A review of Longing for Laura, a selection of new Petrarch translations
 by A. M. Juster
Book Review by Beth Houston
 

 

            Given that Petrarch is second only to Shakespeare as the most widely translated Renaissance writer, and that his Canzoniere contains many of world’s greatest and most popular love poems, it might seem redundant to add yet another translation to the stacks.  But A.M. Juster’s new translation is notable not only for its masterful handling of the poetry but for his choice from the Canzoniere’s 366 poems of the 24 poems he has titled Longing for Laura.
            Any translation, even prose, is difficult, because there is rarely a true one-to-one correspondence between a word and its equivalent in another language.  Much is lost when the original language uses allusion, pun, or any kind of verbal strategy that invests the word with more than its literal value.  Poetry is impossible to translate in any absolute sense because of its heavy use of word play and symbolism, its sculpted compression, and the musical textures used to charge the sensuousness of its imagery.
            Formal poetry is even more constrained, especially the sonnet, with its strictures of 14 lines, iambic pentameter, and specific rhyme scheme.  Because of the limited number of rhymes in the Petrarchan (Italian) sonnet, it is the most difficult of all forms to translate into English.  Add to that the need to update the vernacular and idiom of one era into that of another and it is clear that any translator of Petrarch is forced to make compromises.
            The choices are to give as literal a translation as possible, without regard to form, or to “write” a formal poem as close to the original poem as possible.  Juster has chosen the latter.  As Professor Samuel Maio assures us in the book’s introduction, Juster’s translations of the sonnets (the predominant form in the Canzoniere and in Longing for Laura) “remain true to the Italian and true to Petrarch’s abbaabba rhyme scheme.  Even more remarkable, Juster does so in a modern idiom that preserves the integrity and flavor of the Petrarchan original….Juster translates with a poet’s ear for the sonic beauty of language.”

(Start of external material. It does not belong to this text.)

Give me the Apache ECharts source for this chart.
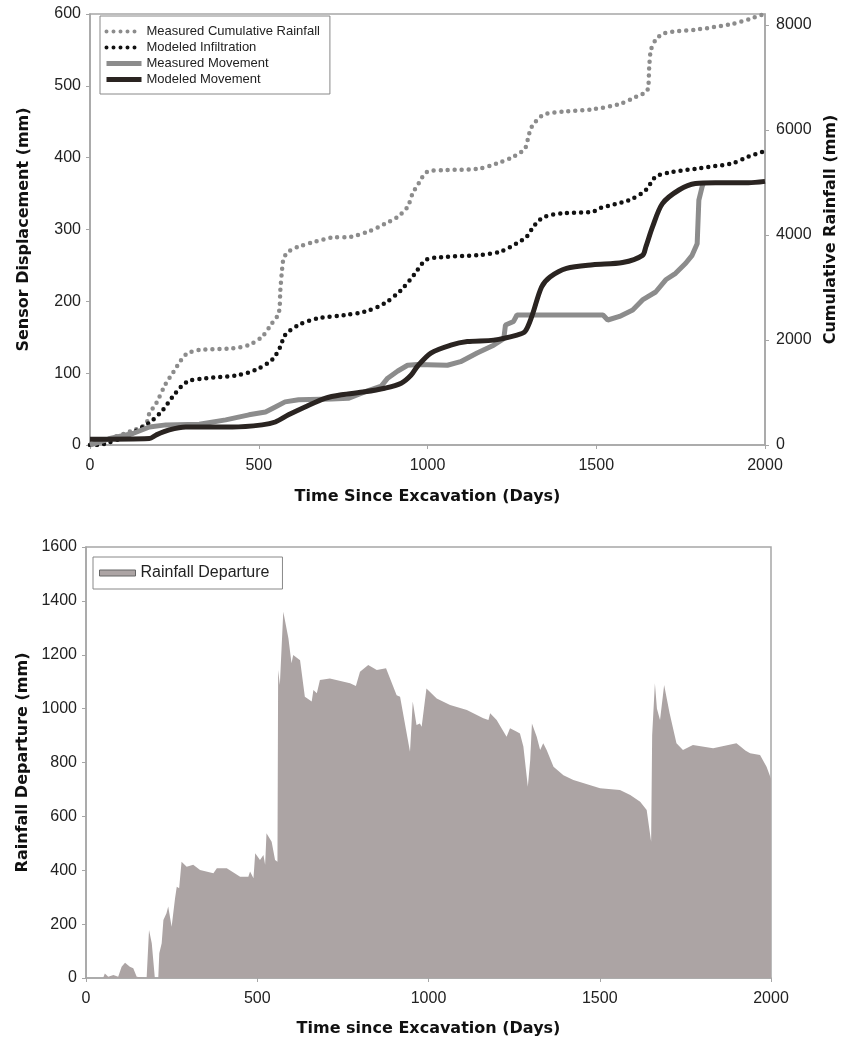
<!DOCTYPE html>
<html lang="en">
<head>
    <meta charset="UTF-8">
    <script src="https://cdn.jsdelivr.net/npm/echarts@6/dist/echarts.min.js"></script>
    <title>Sensor displacement and rainfall departure</title>
    <style>
        html, body { margin: 0; padding: 0; background: #fff; }
        #main { width: 847px; height: 1042px; }
    </style>
</head>
<body>
    <div id="main"></div>
    <script>
        // top chart: cumulative rainfall (right axis, mm)
        var rainDays = [0, 60, 120, 165, 176, 196, 225, 245, 270, 289, 324, 421, 471, 510, 539, 559, 564, 569, 574, 588, 618, 667, 716, 774, 824, 873, 912, 941, 956, 971, 1000, 1059, 1147, 1206, 1255, 1289, 1299, 1309, 1343, 1402, 1490, 1569, 1618, 1652, 1657, 1662, 1676, 1701, 1804, 1902, 1961, 1995];
        var rainMm = [0, 130, 260, 400, 604, 794, 1175, 1366, 1619, 1747, 1810, 1842, 1905, 2063, 2318, 2508, 2953, 3334, 3557, 3683, 3778, 3873, 3950, 3969, 4064, 4210, 4350, 4540, 4795, 4953, 5207, 5239, 5258, 5366, 5492, 5652, 5873, 6064, 6287, 6350, 6395, 6496, 6635, 6763, 7207, 7525, 7715, 7843, 7919, 8020, 8128, 8205];

        // modeled infiltration (right axis, mm)
        var infDays = [0, 20, 49, 100, 150, 186, 216, 245, 270, 294, 343, 441, 490, 539, 564, 578, 618, 676, 755, 814, 873, 922, 961, 995, 1039, 1157, 1216, 1265, 1294, 1314, 1343, 1402, 1490, 1510, 1598, 1647, 1676, 1716, 1804, 1902, 1951, 1995];
        var infMm = [0, 0, 32, 150, 320, 476, 667, 920, 1111, 1225, 1270, 1334, 1429, 1619, 1873, 2096, 2286, 2413, 2477, 2540, 2699, 2953, 3250, 3525, 3576, 3620, 3683, 3842, 3969, 4159, 4337, 4414, 4445, 4509, 4667, 4858, 5112, 5188, 5271, 5366, 5492, 5588];

        // measured movement (left axis, mm)
        var measDays = [0, 59, 127, 176, 225, 324, 402, 471, 520, 549, 578, 618, 716, 765, 814, 863, 882, 912, 941, 971, 1059, 1098, 1147, 1196, 1226, 1231, 1255, 1265, 1363, 1520, 1534, 1569, 1608, 1637, 1676, 1706, 1735, 1765, 1784, 1799, 1804, 1814, 1818];
        var measMm = [0, 9, 16, 25, 28, 29, 35, 42, 46, 53, 60, 63, 64, 65, 74, 82, 93, 103, 111, 112, 111, 116, 128, 139, 148, 167, 172, 181, 181, 181, 174, 179, 188, 202, 213, 230, 239, 253, 264, 280, 341, 360, 365];

        // modeled movement (left axis, mm)
        var modDays = [0, 176, 196, 235, 284, 422, 510, 549, 588, 637, 696, 745, 814, 873, 922, 951, 971, 1010, 1069, 1118, 1196, 1265, 1289, 1309, 1338, 1363, 1412, 1490, 1578, 1637, 1647, 1667, 1696, 1745, 1794, 1853, 1951, 2000];
        var modMm = [8, 9, 14, 21, 25, 25, 28, 32, 42, 53, 65, 70, 74, 79, 86, 97, 110, 128, 139, 144, 146, 153, 158, 179, 220, 234, 246, 251, 254, 264, 276, 304, 336, 355, 364, 365, 365, 367];

        // bottom chart: rainfall departure (mm)
        var depDays = [0, 50, 55, 65, 80, 94, 104, 114, 128, 138, 148, 152, 177, 184, 192, 201, 211, 214, 221, 226, 235, 240, 250, 260, 265, 272, 279, 294, 313, 333, 372, 382, 411, 450, 474, 479, 489, 494, 508, 518, 523, 527, 542, 552, 559, 561, 566, 576, 591, 600, 605, 625, 639, 659, 664, 674, 683, 712, 771, 788, 800, 824, 849, 876, 907, 917, 946, 954, 965, 975, 980, 994, 1024, 1063, 1112, 1160, 1175, 1180, 1199, 1228, 1238, 1258, 1267, 1277, 1290, 1297, 1302, 1316, 1326, 1335, 1345, 1365, 1394, 1423, 1501, 1559, 1589, 1618, 1637, 1650, 1653, 1661, 1667, 1676, 1688, 1704, 1724, 1743, 1772, 1831, 1899, 1910, 1925, 1939, 1968, 1987, 2000];
        var depMm = [0, 0, 17, 5, 11, 5, 42, 57, 42, 36, 5, 0, 0, 178, 129, 0, 0, 92, 129, 215, 240, 265, 190, 296, 339, 333, 432, 413, 420, 401, 389, 407, 407, 376, 376, 395, 370, 463, 438, 457, 420, 537, 506, 438, 432, 1143, 1088, 1360, 1261, 1168, 1199, 1180, 1044, 1026, 1069, 1057, 1106, 1112, 1094, 1084, 1137, 1162, 1143, 1150, 1050, 1044, 840, 1026, 939, 945, 933, 1075, 1038, 1013, 995, 964, 958, 983, 958, 896, 927, 914, 908, 859, 710, 809, 945, 896, 846, 871, 846, 784, 753, 735, 704, 698, 679, 654, 624, 506, 900, 1094, 1000, 958, 1088, 983, 871, 846, 865, 853, 871, 860, 845, 834, 828, 784, 740];

        function pairs(xs, ys) {
            var out = [];
            for (var i = 0; i < xs.length; i++) {
                out.push([xs[i], ys[i]]);
            }
            return out;
        }

        var FONT = '"Liberation Sans", Arial, sans-serif';
        var TITLE_FONT = '"DejaVu Sans", Verdana, sans-serif';
        var AXIS_GRAY = '#a6a6a6';
        var nameStyle = { color: '#111', fontSize: 16, fontWeight: 'bold', fontFamily: TITLE_FONT };
        function plain(v) { return String(v); }
        function tickLabels(margin, extra) {
            var s = { color: '#222', fontSize: 16, fontFamily: FONT, margin: margin, formatter: plain };
            for (var k in extra) s[k] = extra[k];
            return s;
        }

        function valueAxis(extra) {
            var base = {
                type: 'value',
                nameLocation: 'middle',
                nameTextStyle: nameStyle,
                axisLine: { show: true, lineStyle: { color: AXIS_GRAY, width: 1.5 } },
                axisTick: { show: true, length: 4, lineStyle: { color: AXIS_GRAY } },
                splitLine: { show: false }
            };
            for (var k in extra) base[k] = extra[k];
            return base;
        }

        var chart = echarts.init(document.getElementById('main'));
        var option = {
            backgroundColor: '#fff',
            animation: false,
            textStyle: { fontFamily: FONT },
            grid: [
                { left: 90, top: 14, width: 680, height: 431, show: true, borderColor: AXIS_GRAY, borderWidth: 1.5 },
                { left: 86, top: 547, width: 685, height: 431, show: true, borderColor: AXIS_GRAY, borderWidth: 1.5 }
            ],
            legend: [
                {
                    orient: 'vertical',
                    left: 100,
                    top: 16,
                    padding: [9, 10, 8, 4],
                    borderColor: '#888',
                    borderWidth: 1,
                    itemWidth: 35,
                    itemHeight: 6,
                    itemGap: 3,
                    textStyle: { color: '#222', fontSize: 13, lineHeight: 13, fontFamily: FONT },
                    data: [
                        { name: 'Measured Cumulative Rainfall', itemStyle: { opacity: 0 }, lineStyle: { width: 4, type: [0, 7], cap: 'round', color: '#8c8c8c' } },
                        { name: 'Modeled Infiltration', itemStyle: { opacity: 0 }, lineStyle: { width: 4, type: [0, 7], cap: 'round', color: '#111' } },
                        { name: 'Measured Movement', itemStyle: { opacity: 0 }, lineStyle: { width: 5, color: '#8c8c8c' } },
                        { name: 'Modeled Movement', itemStyle: { opacity: 0 }, lineStyle: { width: 5, color: '#2a2421' } }
                    ]
                },
                {
                    left: 93,
                    top: 557,
                    padding: [8, 13, 8, 6],
                    borderColor: '#888',
                    borderWidth: 1,
                    itemWidth: 36,
                    itemHeight: 6,
                    textStyle: { color: '#222', fontSize: 16, fontFamily: FONT },
                    data: [
                        { name: 'Rainfall Departure', icon: 'rect', itemStyle: { color: '#aca4a4', borderColor: '#666', borderWidth: 1 } }
                    ]
                }
            ],
            xAxis: [
                valueAxis({
                    gridIndex: 0, min: 0, max: 2000, interval: 500,
                    name: 'Time Since Excavation (Days)', nameGap: 44,
                    axisLabel: tickLabels(13)
                }),
                valueAxis({
                    gridIndex: 1, min: 0, max: 2000, interval: 500,
                    name: 'Time since Excavation (Days)', nameGap: 43,
                    axisLabel: tickLabels(13)
                })
            ],
            yAxis: [
                valueAxis({
                    gridIndex: 0, min: 0, max: 600, interval: 100,
                    name: 'Sensor Displacement (mm)', nameGap: 58, nameRotate: 90,
                    axisLabel: tickLabels(9)
                }),
                valueAxis({
                    gridIndex: 0, position: 'right', min: 0, max: 8210, interval: 2000,
                    name: 'Cumulative Rainfall (mm)', nameGap: 58, nameRotate: 90,
                    axisLabel: tickLabels(11, { showMaxLabel: false })
                }),
                valueAxis({
                    gridIndex: 1, min: 0, max: 1600, interval: 200,
                    name: 'Rainfall Departure (mm)', nameGap: 55, nameRotate: 90,
                    axisLabel: tickLabels(9)
                })
            ],
            series: [
                {
                    name: 'Measured Cumulative Rainfall',
                    type: 'line',
                    xAxisIndex: 0, yAxisIndex: 1,
                    symbol: 'none',
                    smooth: 0.3,
                    lineStyle: { color: '#8c8c8c', width: 4.5, type: [0, 7], cap: 'round' },
                    itemStyle: { color: '#8c8c8c' },
                    data: pairs(rainDays, rainMm)
                },
                {
                    name: 'Modeled Infiltration',
                    type: 'line',
                    xAxisIndex: 0, yAxisIndex: 1,
                    symbol: 'none',
                    smooth: 0.3,
                    lineStyle: { color: '#111', width: 4.5, type: [0, 7], cap: 'round' },
                    itemStyle: { color: '#111' },
                    data: pairs(infDays, infMm)
                },
                {
                    name: 'Measured Movement',
                    type: 'line',
                    xAxisIndex: 0, yAxisIndex: 0,
                    symbol: 'none',
                    lineStyle: { color: '#8c8c8c', width: 5 },
                    itemStyle: { color: '#8c8c8c' },
                    data: pairs(measDays, measMm)
                },
                {
                    name: 'Modeled Movement',
                    type: 'line',
                    xAxisIndex: 0, yAxisIndex: 0,
                    symbol: 'none',
                    smooth: 0.3,
                    lineStyle: { color: '#2a2421', width: 5 },
                    itemStyle: { color: '#2a2421' },
                    data: pairs(modDays, modMm)
                },
                {
                    name: 'Rainfall Departure',
                    type: 'line',
                    xAxisIndex: 1, yAxisIndex: 2,
                    symbol: 'none',
                    lineStyle: { width: 0 },
                    itemStyle: { color: '#aca4a4' },
                    areaStyle: { color: '#aca4a4', opacity: 1 },
                    data: pairs(depDays, depMm)
                }
            ]
        };
        chart.setOption(option);
    </script>
</body>
</html>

            The reader of a translation must make compromises, too, but Juster asks us to make very few, and all are justified.  I would certainly not complain, for example, that he compresses elements, or that a phrase rendered closer to the original could end the first poem with “what thrills us in the world is but a brief dream” instead of Juster’s version, which ends, a bit less poetically, “what thrills / us in the world is but a dream that’s brief.”  Translation that remains this true to the sense while maintaining the iambic pentameter and preserving the rhyme is a formidable task that when well accomplished the reader could easily take for granted.
            At least as important as Juster’s faithful translations of the individual poems is his assemblage into this sequence, which creates a narrative that cuts to the quick of Petrarch’s emotional and spiritual agony.  Central to the sequence’s tension is the unresolved mystery of paradox and its metaphysical implications.
            Love is the core paradox that binds the narrative together.  The youthful, proudly “virtuous” Petrarch suddenly finds himself stricken with love — or rather lust — for “Laura,” the beautiful, spiritual, and married (and therefore unattainable) Laurette de Noves, whom Petrarch first met in the Church of St. Clare in Avignon in 1327.  For over thirty years Petrarch suffered from his unrequited love for her, for twenty years during her life, for ten years following her death.  In these poems he clearly recognizes that it is her righteousness that has rejected him, yet he cannot, in his words, help but feel that his songs (poems) of lust should humble her abrasive, violent heart.  She is his sweet yet bitter adversary whose gaze has transfixed him, who has enchained his heart, whose light sears and destroys him.  Her rejection of him that keeps him innocent is the source of his guilt.  Through his prayers for her mercy he has lost the light.  Her hardness has turned him into living stone.  Spent by her whom he has never had, he is trapped between the living and the dead.  He cries for death and the “clearer sight of someone better not to see.”   He knows that in spite of all the power she has over him, she is not really in control; she is a “phantom guide,” whose brilliance gives his heart a “sharper view,” a clearer understanding of the ways of the heart, even though his eyes are veiled with despair so he is deprived of the light (either her, or the grace of freedom from her) he pursues.  Paradox breeding paradox gives birth to these poems.
            In poem 2, Love is identified as God, who punishes countless crimes “with grace,” and at the same time is personified as Cupid (Eros), who takes out his bow “like an assassin marking time and place.”  Agape and Eros collude as well as collide at the point where Petrarch becomes helplessly obsessed with Laura.  His fall is so immediate that Love does not even have time to ready his weapons for battle.  Nor can Love free Petrarch from the “butchery” that his single arrow has inflicted, nor help his victim find “higher ground,” the grace from this brutal version of “grace.” 
            Even Love can’t solve Petrarch’s dilemma; his fate is sealed.  Even Love can’t rescue Petrarch from love; not even grace can rescue him from the punishments of grace.